On June 18, 2010, KUUU, along with KUDD and KYLZ, were sold to Simmons Media Group, who in turn sold the stations to Broadway Media in 2013. In 2016, KUUU initially applied to move to 92.3 FM and upgrade its signal coverage as part of a deal that Broadway made with Community Wireless, who moved KPCW-FM down from 91.9 to 91.7 and took ownership of KUDD that Broadway donated to them earlier, but then instead later applied to its wattage from 500 watts to 3,700 watts and decrease its HAAT from 1198 m to 1197 m, increasing its coverage area by approximately 15 miles in all directions.

Previous logo as U92; a gold-colored version was used from 2019, while previous versions used the wordmark in blue and purple.

The station promoted hip-hop concert events such as the "U92 Summer Jam". In February 2019, KUUU held the "20th Anniversary Throwback Jam" concert at Vivint Arena to celebrate the 20th anniversary of U92, headlined by Ice Cube.

===92.5 The Beat===
By June 2022, KUUU's ratings had fallen to a 0.8 share, tied for 24th place in the Salt Lake City market.

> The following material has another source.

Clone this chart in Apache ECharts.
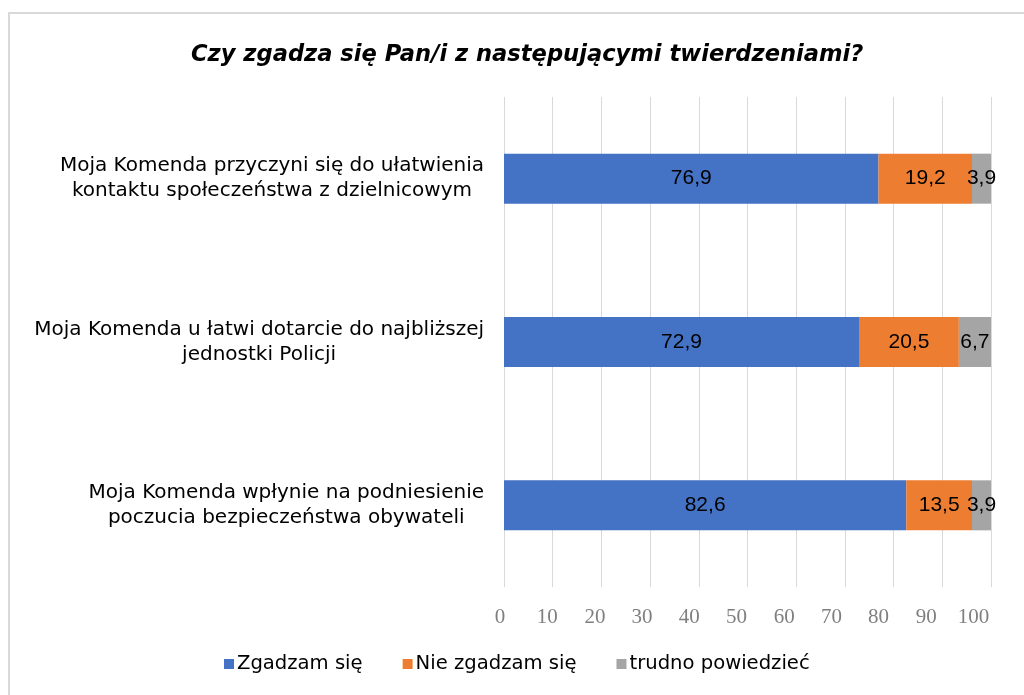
<!DOCTYPE html>
<html>
<head>
<meta charset="utf-8">
<script src="https://cdn.jsdelivr.net/npm/echarts@6/dist/echarts.min.js"></script>
<style>
  html, body { margin: 0; padding: 0; background: #fff; }
  #chart { width: 1024px; height: 695px; }
</style>
</head>
<body>
<div id="chart"></div>
<script>
var categories = [
  'Moja Komenda przyczyni się do ułatwienia\nkontaktu społeczeństwa z dzielnicowym',
  'Moja Komenda u łatwi dotarcie do najbliższej\njednostki Policji',
  'Moja Komenda wpłynie na podniesienie\npoczucia bezpieczeństwa obywateli'
];
var seriesNames = ['Zgadzam się', 'Nie zgadzam się', 'trudno powiedzieć'];
var agree = [76.9, 72.9, 82.6];
var disagree = [19.2, 20.5, 13.5];
var hardToSay = [3.9, 6.7, 3.9];
var colors = ['#4472C4', '#ED7D31', '#A5A5A5'];
var xTicks = [0, 10, 20, 30, 40, 50, 60, 70, 80, 90, 100];

var chart = echarts.init(document.getElementById('chart'));

// the tick labels in the original sit a little left of their gridlines
var tickRich = {};
xTicks.forEach(function (v) {
  var shift = 4 + 0.135 * v;
  tickRich['t' + v] = {
    fontFamily: 'Liberation Serif, Times New Roman, serif',
    fontSize: 21,
    color: '#7f7f7f',
    padding: [0, Math.round(shift * 2), 0, 0]
  };
});

function makeSeries(name, data, color) {
  return {
    name: name,
    type: 'bar',
    stack: 'total',
    data: data,
    barWidth: 50,
    itemStyle: { color: color },
    label: {
      show: true,
      position: 'inside',
      color: '#000',
      fontSize: 21,
      fontFamily: 'Liberation Sans, Arial, sans-serif',
      formatter: function (p) { return String(p.value).replace('.', ','); }
    }
  };
}

var option = {
  backgroundColor: '#fff',
  animation: false,
  graphic: [{
    type: 'rect',
    shape: { x: 9, y: 13, width: 1100, height: 800 },
    style: { fill: 'none', stroke: '#d9d9d9', lineWidth: 2 },
    silent: true
  }],
  title: {
    text: 'Czy zgadza się Pan/i z następującymi twierdzeniami?',
    left: 186,
    top: 39,
    textStyle: {
      fontFamily: 'DejaVu Sans, sans-serif',
      fontStyle: 'italic',
      fontWeight: 'bold',
      fontSize: 22.6,
      color: '#000'
    }
  },
  legend: {
    bottom: 16,
    left: 219,
    itemWidth: 10,
    itemHeight: 10,
    itemGap: 40,
    icon: 'rect',
    textStyle: {
      fontFamily: 'DejaVu Sans, sans-serif',
      fontSize: 19.6,
      color: '#000',
      padding: [0, 0, 0, -2]
    },
    data: seriesNames
  },
  grid: { left: 504, right: 33, top: 97, bottom: 108 },
  xAxis: {
    type: 'value',
    min: 0,
    max: 100,
    interval: 10,
    axisLine: { show: false },
    axisTick: { show: false },
    splitLine: { lineStyle: { color: '#d9d9d9', width: 1 } },
    axisLabel: {
      margin: 20,
      formatter: function (v) { return '{t' + v + '|' + v + '}'; },
      rich: tickRich
    }
  },
  yAxis: {
    type: 'category',
    inverse: true,
    data: categories,
    axisLine: { show: false },
    axisTick: { show: false },
    axisLabel: {
      margin: 20,
      formatter: function (v) {
        return v.split('\n').map(function (l) { return '{a|' + l + '}'; }).join('\n');
      },
      rich: {
        a: {
          align: 'center',
          fontFamily: 'DejaVu Sans, sans-serif',
          fontSize: 20,
          lineHeight: 25,
          color: '#000'
        }
      }
    }
  },
  series: [
    makeSeries(seriesNames[0], agree, colors[0]),
    makeSeries(seriesNames[1], disagree, colors[1]),
    makeSeries(seriesNames[2], hardToSay, colors[2])
  ]
};

chart.setOption(option);
</script>
</body>
</html>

Broadway Media hired Matt 'Mateo' Walling as Program Director. The station had also pivoted to predominantly airing classic hip-hop music between 6:00 am, and 7:00 pm daily, relegating current and recurrent music to the evening and overnight hours. On August 5, at 5 pm, KUUU began stunting with a loop of "Jiggle Jiggle" by Duke & Jones and Louis Theroux, interspersed with bumpers promoting a "goodbye to U, but not 92" on August 8 at 3:00 pm, and a 92-cent gasoline giveaway whose location would be revealed at that time, in addition to self-deprecating jokes about the station's low ratings. At the promised time, KUUU rebranded as 92.5 The Beat to emphasize the new positioning.

By January 2023, KUUU shifted to rhythmic adult contemporary (as shown with its playlist and its new positioner, "The Rhythm of Salt Lake" (which eventually became "The Beat of Salt Lake"). The station still continues to play current Rhythmic hits in the evening/nighttime.